The immediate plan is to extend our current poll / push based connectors to also grab access information (+ add IdP integrations for cross-app identity). There will be some delay to grab access updates, which will be combatted by the dynamic check with the app / IdP itself at query time that you mentioned (still investigating exactly how this will work).
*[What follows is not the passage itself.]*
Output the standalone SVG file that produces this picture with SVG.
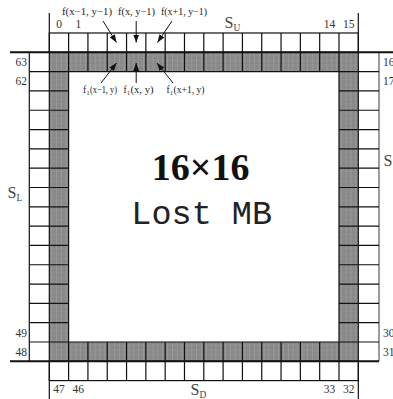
<svg xmlns="http://www.w3.org/2000/svg" width="393" height="399" viewBox="0 0 393 399">
<style>
.lbl{font-family:"Liberation Serif",serif;font-size:11.5px;fill:#333}
.f{font-family:"Liberation Serif",serif;font-size:9.5px;fill:#222}
.sub{font-family:"Liberation Serif",serif;font-size:6px;fill:#222}
.S{font-family:"Liberation Serif",serif;font-size:16px;fill:#444}
.Ssub{font-size:9.5px}
.grid{fill:none;stroke:#111;stroke-width:1.2}
.frame{fill:none;stroke:#111;stroke-width:2}
.arr{stroke:#111;stroke-width:1;fill:none;marker-end:url(#ah)}
</style>
<defs>
<pattern id="tex" patternUnits="userSpaceOnUse" x="49.3" y="52.3" width="4.828" height="4.828">
<rect width="4.828" height="4.828" fill="#888"/>
<line x1="2.4" y1="0" x2="2.4" y2="4.828" stroke="#b3b3b3" stroke-width="0.6" stroke-dasharray="1.2 1"/>
<line x1="0" y1="3.2" x2="4.828" y2="3.2" stroke="#a8a8a8" stroke-width="0.5" stroke-dasharray="1 1.2"/>
</pattern>
<marker id="ah" markerUnits="userSpaceOnUse" markerWidth="8" markerHeight="6" refX="8" refY="3" orient="auto">
<path d="M0,0 L8,3 L0,6 z" fill="#111"/>
</marker>
</defs>
<rect width="393" height="399" fill="#fff"/>

<g id="lost-mb">
<rect x="49.3" y="52.3" width="309" height="309" fill="#fff"/>
<rect x="49.3" y="52.3" width="309" height="19.31" fill="url(#tex)"/>
<rect x="49.3" y="341.99" width="309" height="19.31" fill="url(#tex)"/>
<rect x="49.3" y="52.3" width="19.31" height="309" fill="url(#tex)"/>
<rect x="338.99" y="52.3" width="19.31" height="309" fill="url(#tex)"/>
<text x="200.7" y="180" font-family="Liberation Serif,serif" font-weight="bold" font-size="38" fill="#111" text-anchor="middle">16×16</text>
<text x="201.7" y="224" font-family="Liberation Mono,monospace" font-size="33.5" fill="#222" text-anchor="middle">Lost MB</text>
</g>

<g id="su-row">
<rect x="49.3" y="33" width="309" height="19.3" fill="#fff" stroke="#111" stroke-width="1.2"/>
</g>
<g id="sd-row">
<rect x="49.3" y="361.3" width="309" height="19.3" fill="#fff" stroke="#111" stroke-width="1.2"/>
</g>
<g id="sl-col">
<path class="grid" d="M29.3 52.3 V361.3"/>
</g>
<g id="sr-col">
<path d="M379 52.3 V361.3" stroke="#666" stroke-width="1.3" fill="none"/>
</g>

<g id="grid-lines">
<path class="grid" d="M68.61 33V71.61 M87.93 33V71.61 M107.24 33V71.61 M126.55 33V71.61 M145.86 33V71.61 M165.18 33V71.61 M184.49 33V71.61 M203.8 33V71.61 M223.11 33V71.61 M242.43 33V71.61 M261.74 33V71.61 M281.05 33V71.61 M300.36 33V71.61 M319.68 33V71.61 M338.99 33V71.61"/>
<path class="grid" d="M68.61 341.99V380.6 M87.93 341.99V380.6 M107.24 341.99V380.6 M126.55 341.99V380.6 M145.86 341.99V380.6 M165.18 341.99V380.6 M184.49 341.99V380.6 M203.8 341.99V380.6 M223.11 341.99V380.6 M242.43 341.99V380.6 M261.74 341.99V380.6 M281.05 341.99V380.6 M300.36 341.99V380.6 M319.68 341.99V380.6 M338.99 341.99V380.6"/>
<path class="grid" d="M29.3 71.61H68.61 M29.3 90.93H68.61 M29.3 110.24H68.61 M29.3 129.55H68.61 M29.3 148.86H68.61 M29.3 168.18H68.61 M29.3 187.49H68.61 M29.3 206.8H68.61 M29.3 226.11H68.61 M29.3 245.43H68.61 M29.3 264.74H68.61 M29.3 284.05H68.61 M29.3 303.36H68.61 M29.3 322.68H68.61 M29.3 341.99H68.61"/>
<path class="grid" d="M338.99 71.61H379 M338.99 90.93H379 M338.99 110.24H379 M338.99 129.55H379 M338.99 148.86H379 M338.99 168.18H379 M338.99 187.49H379 M338.99 206.8H379 M338.99 226.11H379 M338.99 245.43H379 M338.99 264.74H379 M338.99 284.05H379 M338.99 303.36H379 M338.99 322.68H379 M338.99 341.99H379"/>
<path class="grid" d="M68.61 71.61H338.99V341.99H68.61Z"/>
<path class="frame" d="M10 52.3H393 M10 361.3H379"/>
<path class="grid" stroke-width="1.5" d="M49.3 13V399 M358.3 13V399"/>
</g>

<g id="connectors">
<path class="arr" d="M103 21 L116.5 42.5"/>
<path class="arr" d="M136.2 21 L136.2 42.5"/>
<path class="arr" d="M172 21 L157.5 42.5"/>
<path class="arr" d="M101 83 L116.5 63"/>
<path class="arr" d="M136.2 83 L136.2 63"/>
<path class="arr" d="M173 83 L157 63"/>
</g>

<g id="labels">
<text class="f" x="62" y="15" textLength="50" lengthAdjust="spacingAndGlyphs">f(x−1, y−1)</text>
<text class="f" x="118" y="15" textLength="37" lengthAdjust="spacingAndGlyphs">f(x, y−1)</text>
<text class="f" x="161" y="15" textLength="46" lengthAdjust="spacingAndGlyphs">f(x+1, y−1)</text>

<text class="f" x="83" y="93">f</text><text class="sub" x="86.5" y="95">1</text>
<text class="f" x="90" y="93" textLength="27" lengthAdjust="spacingAndGlyphs">(x−1, y)</text>
<text class="f" x="123.5" y="93">f</text><text class="sub" x="127" y="95">1</text>
<text class="f" x="130.5" y="93" textLength="23" lengthAdjust="spacingAndGlyphs">(x, y)</text>
<text class="f" x="166.5" y="93">f</text><text class="sub" x="170" y="95">1</text>
<text class="f" x="173.5" y="93" textLength="31" lengthAdjust="spacingAndGlyphs">(x+1, y)</text>

<text class="lbl" x="59" y="28" text-anchor="middle">0</text>
<text class="lbl" x="78.3" y="28" text-anchor="middle">1</text>
<text class="lbl" x="329.5" y="28" text-anchor="middle">14</text>
<text class="lbl" x="348.8" y="28" text-anchor="middle">15</text>

<text class="lbl" x="27" y="66" text-anchor="end">63</text>
<text class="lbl" x="27" y="85.3" text-anchor="end">62</text>
<text class="lbl" x="27" y="336.5" text-anchor="end">49</text>
<text class="lbl" x="27" y="355.8" text-anchor="end">48</text>

<text class="lbl" x="383" y="66">16</text>
<text class="lbl" x="383" y="85.3">17</text>
<text class="lbl" x="383" y="336.5">30</text>
<text class="lbl" x="383" y="355.8">31</text>

<text class="lbl" x="59" y="393" text-anchor="middle">47</text>
<text class="lbl" x="78.3" y="393" text-anchor="middle">46</text>
<text class="lbl" x="329.5" y="393" text-anchor="middle">33</text>
<text class="lbl" x="348.8" y="393" text-anchor="middle">32</text>

<text class="S" x="224.5" y="28">S<tspan class="Ssub" dy="3">U</tspan></text>
<text class="S" x="190.5" y="395">S<tspan class="Ssub" dy="2.5">D</tspan></text>
<text class="S" x="7.5" y="198">S<tspan class="Ssub" dy="3">L</tspan></text>
<text class="S" x="383.5" y="166">S</text>
</g>
</svg>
We are also considering adding support for group based access defined within Danswer itself for sources that don't provide APIs to get access information (default being all-public if not specified). Of course, for these, we will not be able to sync permissions.

ttul · 3 years ago
I wonder how long it will be before Google Workspace just has this feature for your Docs. It can't be long... Question-answering against external docs is something Google could easily add. I worry about the defensibility of startups working in this area as it's so fully in front of the steamroller.
Solvency · 3 years ago
Google can't even make a half rate Bard.
andre-z · 3 years ago
We at Qdrant are glad to be a part of this awesome solution, providing the Vector Database resource for Danswer. https://github.com/qdrant/qdrant
Weves · 3 years ago
Amazing foundational tools like Qdrant make building in this space so much easier <3
darkteflon · 3 years ago
Could you say a few words about why you chose Qdrant for this project? It seems to me there is definitely a place in this space for a back-end focused on retrieval for LLMs that goes beyond simple vector similarity search and encapsulates other metadata creation / indexing and hybrid retrieval techniques to tackle the “false negatives” (missing context) challenge. We’re trying to decide whether leaning on something like Qdrant, Weaviate or Pinecone instead of our current Postgres / pgvector stack might be worth the cost of learning and running extra infra.
TommyCat · 3 years ago
Looks great and will test it out, but for enterprises definitely needs support for Azure/Office 365 integration to index Word, Excel, etc. Lots of docs are stored in Onedrive, Teams channels, and SharePoint. I'm going to test these use cases, but would be nice if it supports it OOB like Google Docs. Also, any thought of OOB connectors to ServiceNow or other ticketing/KB platforms?
Weves · 3 years ago
Native support for the Microsoft suite of tools is something we plan to add fairly soon! We're a small team, and currently swamped with connector/feature requests so no promises on the timeline.

Ticketing platforms like ServiceNow fall under a similar category, although a bit lower priority in my mind.